The girls and I both started in the not-quite beginners level, but in different groups; my group was mainly very small boys and I quickly became class Mum, warming hands and cleaning goggles and picking them up when they fell over. Iona and Rowan were in a group of slightly older and more gung-ho kids. Their teacher Patricia was ex-Spanish ski-team, and is into extreme ski-mountaineering – the kind where you trek up some impossibly steep mountain on skis and them crampons, and then ski back down again. Rowan is deeply inspired by her and has decided she would like to be a professional skier when she grows up…..
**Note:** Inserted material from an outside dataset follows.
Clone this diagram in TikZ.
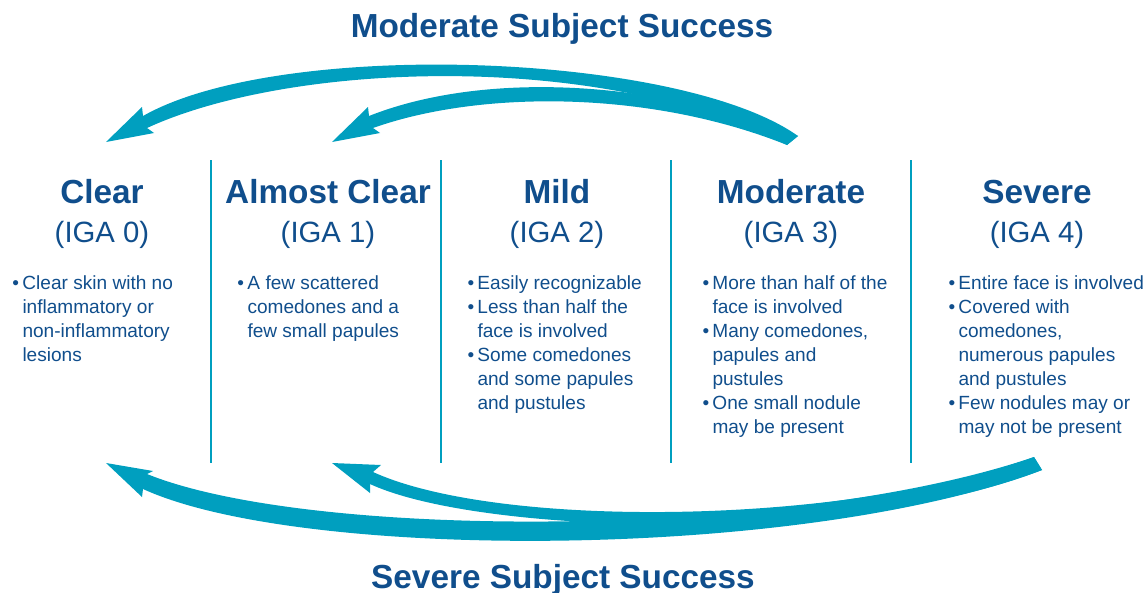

I don’t know what the opportunities for becoming a professional skier will be like when we go back to Scotland; but she certainly has the right attitude. She is not exactly fearless, but she’s brave and seems to be very natural on the skis. Iona and I are both more fearful – we’ve learnt enough to have a lot of fun on the easier slopes, but peering down steep icy descents fills us both with terror and drives every technique we’ve learnt straight out of our heads. Rowan barely pauses before swooping competently down.
The tricky thing about Candanchú is that is on two different ‘levels’ – the lower part has all the beginners’ slopes and is mostly very easy, with a few more interesting bits. The upper level has a much greater range of pistes from relatively easy to phenomenally scary. Being up there is wonderful - however once you are up there, there is no easy way back down again…..
On the Thursday I got moved into Iona and Rowan’s class – this was not a promotion, this was a deal done with one of the other adults who was terrified out of his wits and wanted to move down a level. I was feeling rather competent at that point and foolishly agreed; and shortly afterwards found myself at the top of La Tuca, the highest point of the ski station. I loved being up there, and the sense that I was pushing myself and overcoming my fear….. Oh how naïve! Because of course at the end of the session we had to get back down to the valley. At this point the fear won. The descents looked precipitous and the distances huge, my legs no longer felt under my control and I couldn’t even remember how to corner properly or slow down. I made it down, though quite frankly I have no idea how. We got to the bottom, Patricia looked at her watch and announced that we still had half an hour to spare – would we like to go back up and do the descent again? ‘YES!!’ yelled all the children. …… I could see my own horror reflected in Iona’s face. We excused ourselves and sloped off furtively to the café for restorative hot chocolate.